Item 1.01. | Entry into a Material Definitive Agreement. |
On October 17, 2022, T-Mobile USA, Inc. (“T-Mobile USA”), a Delaware corporation and wholly-owned subsidiary of T-Mobile US, Inc. (“Parent”), entered into an Amended and Restated Credit Agreement (the “Credit Agreement”) by and among T-Mobile USA, as borrower, JPMorgan Chase Bank, N.A., as administrative agent, and the lenders, swingline lenders and L/C issuers party thereto. The Credit Agreement amends and restates in its entirety the Credit Agreement, dated as of April 1, 2020, by and among T-Mobile USA, Deutsche Bank AG New York Branch, as administrative agent, and the issuing banks and lenders party thereto.
The Credit Agreement provides for a $7.5 billion revolving credit facility, including a letter of credit sub-facility of up to $1.5 billion and a swingline loan sub-facility of up to $500 million.

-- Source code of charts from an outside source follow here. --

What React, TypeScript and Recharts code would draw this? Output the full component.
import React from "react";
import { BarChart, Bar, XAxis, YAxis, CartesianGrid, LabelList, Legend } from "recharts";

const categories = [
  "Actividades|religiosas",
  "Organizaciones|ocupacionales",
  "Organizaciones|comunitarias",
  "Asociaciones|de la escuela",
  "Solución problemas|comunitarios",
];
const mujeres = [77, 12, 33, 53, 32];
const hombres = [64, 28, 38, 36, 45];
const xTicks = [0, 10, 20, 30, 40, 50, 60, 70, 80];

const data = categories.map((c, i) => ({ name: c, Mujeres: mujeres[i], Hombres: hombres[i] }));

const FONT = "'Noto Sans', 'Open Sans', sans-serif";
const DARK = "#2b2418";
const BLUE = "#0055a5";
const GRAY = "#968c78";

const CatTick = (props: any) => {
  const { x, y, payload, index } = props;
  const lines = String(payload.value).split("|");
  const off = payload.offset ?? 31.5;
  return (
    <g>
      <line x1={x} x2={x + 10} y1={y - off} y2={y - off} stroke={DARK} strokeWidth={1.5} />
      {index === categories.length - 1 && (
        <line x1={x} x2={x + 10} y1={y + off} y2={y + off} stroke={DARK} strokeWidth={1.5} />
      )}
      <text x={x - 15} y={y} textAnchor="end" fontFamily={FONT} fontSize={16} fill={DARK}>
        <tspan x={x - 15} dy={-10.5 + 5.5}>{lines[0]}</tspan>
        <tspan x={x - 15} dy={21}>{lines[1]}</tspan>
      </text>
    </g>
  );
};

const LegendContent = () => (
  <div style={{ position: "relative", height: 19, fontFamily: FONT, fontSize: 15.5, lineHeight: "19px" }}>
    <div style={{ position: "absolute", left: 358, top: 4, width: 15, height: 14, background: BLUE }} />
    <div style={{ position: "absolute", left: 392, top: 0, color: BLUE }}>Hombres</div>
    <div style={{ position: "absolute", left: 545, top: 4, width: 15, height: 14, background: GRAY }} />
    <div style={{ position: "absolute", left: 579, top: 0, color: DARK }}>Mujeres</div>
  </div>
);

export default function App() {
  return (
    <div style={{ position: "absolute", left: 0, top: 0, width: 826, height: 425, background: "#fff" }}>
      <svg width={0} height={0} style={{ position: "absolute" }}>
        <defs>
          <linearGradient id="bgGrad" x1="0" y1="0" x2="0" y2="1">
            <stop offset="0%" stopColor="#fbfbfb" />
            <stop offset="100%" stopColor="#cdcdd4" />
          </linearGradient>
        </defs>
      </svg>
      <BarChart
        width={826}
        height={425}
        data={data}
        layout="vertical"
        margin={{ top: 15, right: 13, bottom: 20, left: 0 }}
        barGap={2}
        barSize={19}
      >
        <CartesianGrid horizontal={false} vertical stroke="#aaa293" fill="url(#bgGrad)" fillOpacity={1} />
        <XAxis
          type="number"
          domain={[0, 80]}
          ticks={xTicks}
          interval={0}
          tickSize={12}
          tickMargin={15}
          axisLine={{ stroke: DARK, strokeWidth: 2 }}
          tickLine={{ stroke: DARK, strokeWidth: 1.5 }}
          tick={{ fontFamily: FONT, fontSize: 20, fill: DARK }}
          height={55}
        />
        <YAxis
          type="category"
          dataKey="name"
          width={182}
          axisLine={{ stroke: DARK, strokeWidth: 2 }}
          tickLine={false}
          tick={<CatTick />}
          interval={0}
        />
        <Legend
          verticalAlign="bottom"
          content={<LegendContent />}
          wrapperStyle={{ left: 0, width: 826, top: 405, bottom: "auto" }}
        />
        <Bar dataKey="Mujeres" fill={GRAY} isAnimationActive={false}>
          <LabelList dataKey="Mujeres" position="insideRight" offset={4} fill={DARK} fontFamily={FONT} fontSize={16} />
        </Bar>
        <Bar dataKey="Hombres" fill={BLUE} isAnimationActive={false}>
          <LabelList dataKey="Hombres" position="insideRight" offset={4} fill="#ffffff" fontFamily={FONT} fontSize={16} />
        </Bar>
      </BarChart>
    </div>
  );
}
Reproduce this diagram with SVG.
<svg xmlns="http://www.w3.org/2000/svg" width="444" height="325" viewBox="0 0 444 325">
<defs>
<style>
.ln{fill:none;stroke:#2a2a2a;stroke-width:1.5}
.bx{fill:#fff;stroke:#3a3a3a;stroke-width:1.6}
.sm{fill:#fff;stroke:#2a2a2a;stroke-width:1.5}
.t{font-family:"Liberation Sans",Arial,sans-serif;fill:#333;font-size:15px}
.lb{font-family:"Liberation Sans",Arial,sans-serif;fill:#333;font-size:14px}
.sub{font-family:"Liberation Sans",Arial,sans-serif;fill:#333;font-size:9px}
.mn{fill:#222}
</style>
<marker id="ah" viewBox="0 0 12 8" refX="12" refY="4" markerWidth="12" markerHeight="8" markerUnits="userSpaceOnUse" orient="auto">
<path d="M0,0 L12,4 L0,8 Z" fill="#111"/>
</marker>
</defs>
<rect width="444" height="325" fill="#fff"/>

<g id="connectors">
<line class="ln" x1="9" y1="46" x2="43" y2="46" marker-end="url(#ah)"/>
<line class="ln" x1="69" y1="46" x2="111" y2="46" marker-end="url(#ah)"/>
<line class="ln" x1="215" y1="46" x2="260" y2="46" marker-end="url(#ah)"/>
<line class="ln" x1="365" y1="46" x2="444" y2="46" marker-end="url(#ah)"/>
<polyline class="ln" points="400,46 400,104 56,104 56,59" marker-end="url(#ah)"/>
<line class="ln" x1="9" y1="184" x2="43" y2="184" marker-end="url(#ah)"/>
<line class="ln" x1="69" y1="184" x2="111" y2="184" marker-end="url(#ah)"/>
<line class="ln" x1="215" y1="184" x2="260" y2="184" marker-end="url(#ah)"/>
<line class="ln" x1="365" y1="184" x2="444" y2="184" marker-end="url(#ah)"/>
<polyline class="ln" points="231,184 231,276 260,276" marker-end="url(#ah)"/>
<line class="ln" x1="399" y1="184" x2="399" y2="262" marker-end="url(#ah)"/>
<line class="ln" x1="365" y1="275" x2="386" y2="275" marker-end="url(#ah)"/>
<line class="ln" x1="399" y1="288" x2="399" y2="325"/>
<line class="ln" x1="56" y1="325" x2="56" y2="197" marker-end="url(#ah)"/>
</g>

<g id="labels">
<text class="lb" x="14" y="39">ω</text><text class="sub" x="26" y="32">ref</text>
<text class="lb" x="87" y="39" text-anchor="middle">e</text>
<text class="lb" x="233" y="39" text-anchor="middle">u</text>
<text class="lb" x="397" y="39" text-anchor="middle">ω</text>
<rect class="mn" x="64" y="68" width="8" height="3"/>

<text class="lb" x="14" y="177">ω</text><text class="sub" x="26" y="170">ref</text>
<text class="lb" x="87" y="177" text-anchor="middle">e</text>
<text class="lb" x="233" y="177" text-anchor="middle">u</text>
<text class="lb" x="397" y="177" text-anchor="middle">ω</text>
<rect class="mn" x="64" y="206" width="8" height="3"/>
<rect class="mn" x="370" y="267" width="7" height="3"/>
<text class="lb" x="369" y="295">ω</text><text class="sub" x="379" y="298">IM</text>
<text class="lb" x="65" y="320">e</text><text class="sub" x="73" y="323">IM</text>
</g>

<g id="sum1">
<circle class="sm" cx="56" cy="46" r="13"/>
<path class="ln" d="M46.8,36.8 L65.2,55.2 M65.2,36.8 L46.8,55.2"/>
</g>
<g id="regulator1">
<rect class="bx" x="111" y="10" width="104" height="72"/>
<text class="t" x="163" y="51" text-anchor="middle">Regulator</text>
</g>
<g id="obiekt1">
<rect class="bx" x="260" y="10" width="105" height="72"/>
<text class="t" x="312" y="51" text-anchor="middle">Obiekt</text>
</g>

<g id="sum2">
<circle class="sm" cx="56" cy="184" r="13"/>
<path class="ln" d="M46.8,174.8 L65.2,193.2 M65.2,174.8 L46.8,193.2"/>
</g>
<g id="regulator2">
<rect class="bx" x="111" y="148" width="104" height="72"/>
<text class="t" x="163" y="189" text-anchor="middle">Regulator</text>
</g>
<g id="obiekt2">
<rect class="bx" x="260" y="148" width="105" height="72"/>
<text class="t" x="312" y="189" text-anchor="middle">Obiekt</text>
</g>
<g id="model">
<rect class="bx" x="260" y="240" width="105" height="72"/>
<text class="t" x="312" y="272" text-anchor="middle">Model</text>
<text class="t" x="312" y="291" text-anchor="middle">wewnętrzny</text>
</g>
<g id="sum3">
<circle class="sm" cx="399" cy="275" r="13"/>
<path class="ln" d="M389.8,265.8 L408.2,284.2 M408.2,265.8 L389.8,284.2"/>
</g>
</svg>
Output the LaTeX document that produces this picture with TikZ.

Commitments under the Credit Agreement will mature on October 17, 2027, except as otherwise extended or replaced. T-Mobile USA may repay amounts borrowed, reborrow and/or terminate the commitments under the Credit Agreement (in whole or part) at any time without premium or penalty.
Borrowings under the Credit Agreement will bear interest based upon the applicable benchmark rate, depending on the type of loan and, in some cases, T-Mobile USA’s election, plus a margin. The benchmark rates consist of (i) the Base Rate, (ii) Adjusted Term SOFR, (iii) the EURIBO Rate, (iv) Daily Simple SONIA, (v) the CDO Rate or (vi) Daily Simple SARON, each as described in the Credit Agreement. Applicable margins range from (x) 0.00% to 0.125% in the case of Base Rate Loans (as defined in the Credit Agreement) and (y) 0.875% to 1.125% in the case of Term Benchmark Loans and RFR Loans (each as defined in the Credit Agreement), in each case depending on the credit rating of T-Mobile USA’s senior unsecured long-term debt (the “Applicable Debt Rating”).
T-Mobile USA will pay an unused commitment fee, calculated quarterly in arrears, at a rate per annum ranging from 0.075% to 0.125% depending on the Applicable Debt Rating.
T-Mobile USA’s obligations under the Credit Agreement are guaranteed by Parent and by all of T-Mobile USA’s wholly-owned domestic restricted subsidiaries (other than certain excluded subsidiaries, including certain designated special purpose finance vehicle entities, insurance subsidiaries and immaterial subsidiaries). The obligations under the Credit Agreement are not secured by any assets of T-Mobile USA, Parent or any of their subsidiaries.
Subject to customary exceptions, the Credit Agreement contains certain limitations on the ability of T-Mobile USA and its restricted subsidiaries to engage in certain activities, including incurrence of liens and consolidations and mergers. The Credit Agreement also contains a financial maintenance covenant, requiring T-Mobile USA to maintain a Leverage Ratio (as defined in the Credit Agreement) of 4.50 to 1.00 or less at each fiscal quarter end beginning with December 31, 2022.
The Credit Agreement contains customary events of default, including, without limitation, payment defaults, covenant defaults, breaches of certain representations and warranties, cross defaults to certain indebtedness, certain events of bankruptcy and insolvency, certain judgments, a change of control coupled with a ratings downgrade, certain ERISA events and the invalidity of the loan documents.
The lenders and their respective affiliates are full service financial institutions engaged in various activities, which may include sales and trading, commercial and investment banking, advisory, investment management, investment research and principal investment, hedging, market making, brokerage and other financial and non-financial activities and services. Some of the lenders and their affiliates have engaged in, and may in the future engage in, investment banking and other commercial dealings in the ordinary course of business with Parent or its affiliates. They have received, or may in the future receive, customary fees and commissions for these transactions.
The above description of the Credit Agreement is a summary only and is qualified in its entirety by the full and complete terms of the Credit Agreement, which is filed as Exhibit 10.1 to this Current Report on Form 8-K and incorporated herein by reference.